Bash script woes
I had an opportunity to play with Bash script on Friday. My task was to write a small deployment script to grab our server class configuration settings from subversion and rsync them to the appropriate machines.
This was easy enough, a couple of commands to subversion, rsync and some glue and I’d be done. However, an hour into writing it I wish I’d used PHP or used my time to learn how to do it in Perl.
For one, a hash of arrays doesn’t sit well in Bash script. I wanted to define a list of servers for each class. In PHP the code would have been as simple as:
$servers = array(
'web' => array('server1', 'server2', 'server3'),
'db' => array('server4', 'server5', 'server6')
);
Fortunately I was able to work around this with separate arrays for each class. What I couldn’t get around was the pain I had to endure to pass an array as an argument to a function.
Passing an array involves loading the space-separated elements of the array into a variable with command substitution.

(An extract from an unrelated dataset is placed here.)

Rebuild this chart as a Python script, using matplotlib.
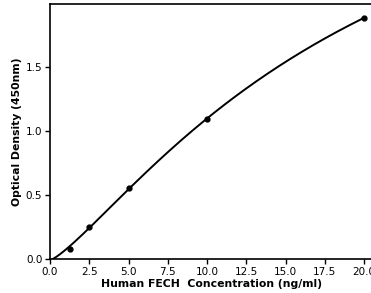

Taken from Chapter 33 of the Advanced Bash-Scripting Guide.
printarray () {
local passed_array
passed_array=( `echo "$1"` )
echo "${passed_array[@]}"
}
original_array=( element1 element2 element3 element4 element5 )
argument=`echo ${original_array[@]}` # command substitution
printarray "$argument"
This is just clunky and showed me that for anything more than basic conditional logic I’m better off investing some time in learning Perl.